Bangkok’s capacity to handle the rush of refugees and asylum seekers from Pakistan is now at breaking point.

There are approaching 8,000 asylum seekers in Bangkok, with many arriving in recent months as the swirl of violence increases in many places. A significant majority of the asylum seekers are Pakistani Christians, according to agency workers dealing with the arrivals. In recent months, asylum seekers from Syria have joined them.

 

The escapees from Pakistan report their being persecuted by Islamic militants licensed to do what they like to “infidels”.

“Overwhelmed is about the nicest way of putting it,” said the leader of one Catholic agency offering emergency help who spoke on condition that he and his agency were not quoted as making any demands.

“Exhausted, under resourced and just hanging on might be a better of capturing the experience,” he added.

Asylum seekers coming from Pakistan get a sympathetic hearing from the United Nations High Commission for Refugees (UNHCR) because its officers know what Pakistan Christians are subject to in their homeland.

But the UNHCR’s resources are stretched to the limit. Since October 2013, the waiting times for would-be refugees to have their cases for refugee status heard have blown out from 18 months from their date of arrival in Bangkok to now waiting three and a half to four years to get their story and status assessed.

The delays of years before refugee status is confirmed has triggered protests outside the UNHCR headquarters in Bangkok by recent Syrian arrivals, according refugee support workers. The UN agency has responded by trying to create a mobile registration service in different parts of Bangkok. It claims that the terms of its tenancy applying in their headquarters only permit on ten refugees at a time to be in the building.

Meanwhile, Pakistan continues to generate asylum seekers fearful that what happened on April 16 could be their lot. In Holy Week, a 22 year old janitor, a Christian living in Lahore, was shot in the head by a Muslim security guard colleague when the Christian refused to convert to Islam.

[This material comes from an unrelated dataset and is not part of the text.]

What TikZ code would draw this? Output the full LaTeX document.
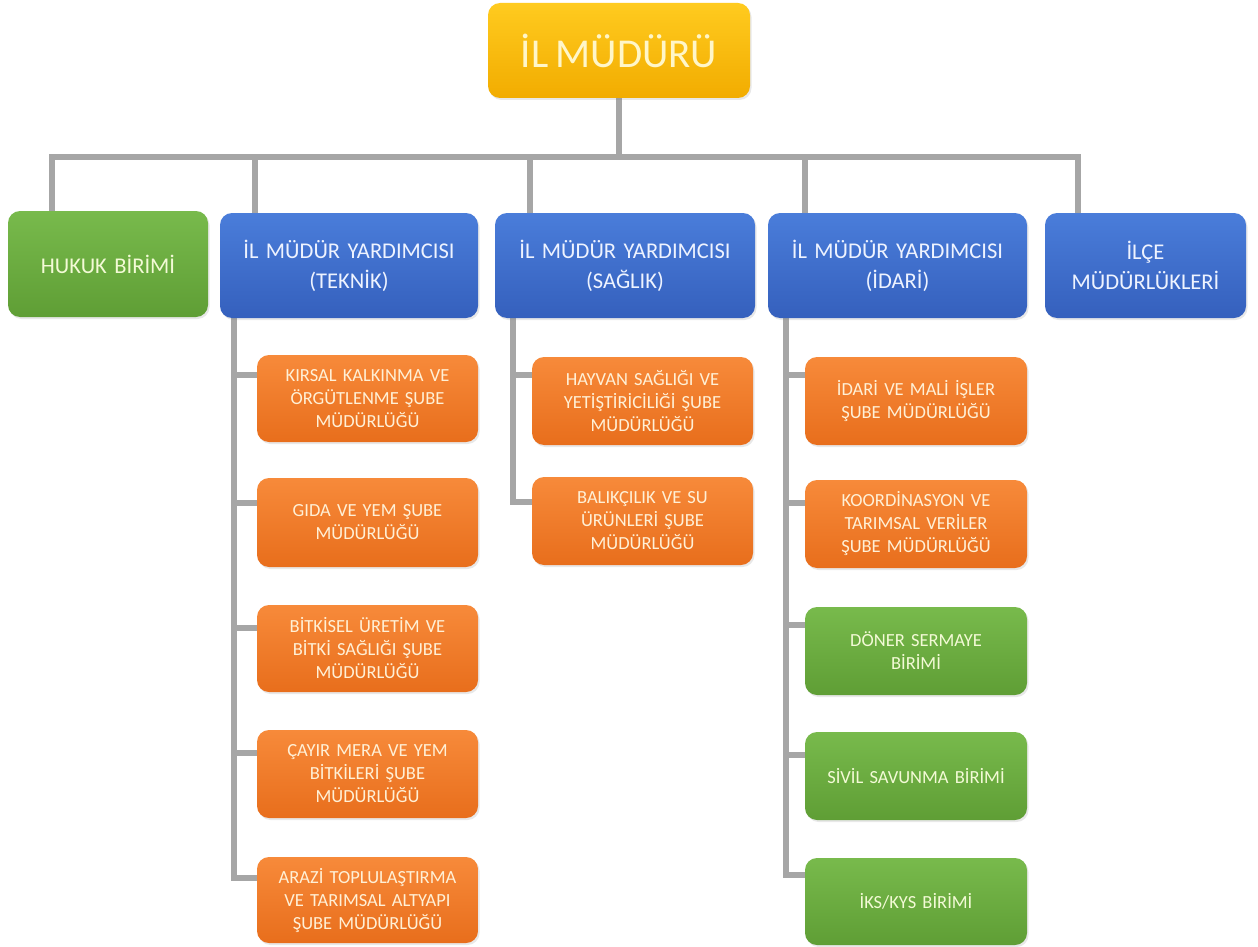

Haroon, also known as Sunny, had recently been employed and his assailant, Umer Farooq, had been pressuring him to convert to Islam which Haroon declined and as a result was shot dead.

Routine abuse, casual beatings in the work place or in social venues and regular murders are the lot of Christians in Pakistan, according to Simon, an asylum seeker from Karachi living in Bangkok.

“Christians are taunted with being told ‘you are Christians, you are not patriotic Pakistanis because in fact you belong to the Americans, the British or Gora people who kill our Muslim brothers and sisters’,” Simon said.

Under blasphemy laws applying in Pakistan an assailant can simply claim that someone has insulted the Prophet, presenting no supporting testimony or evidence other than the accusation and the individual is said to be entitled to execute the offending “infidel”. What is worse, the police and courts in Pakistan are prevented from charging anyone who claims their lethal violence was motivated by the Muslim faith and so cannot be brought to justice.

“Where can we Pakistani Christians have to go in to world?” Simon asks. “We are Christians for Muslims states and so not welcome there. We are Pakistanis for other countries and not welcome in them either. Where do we find a home?”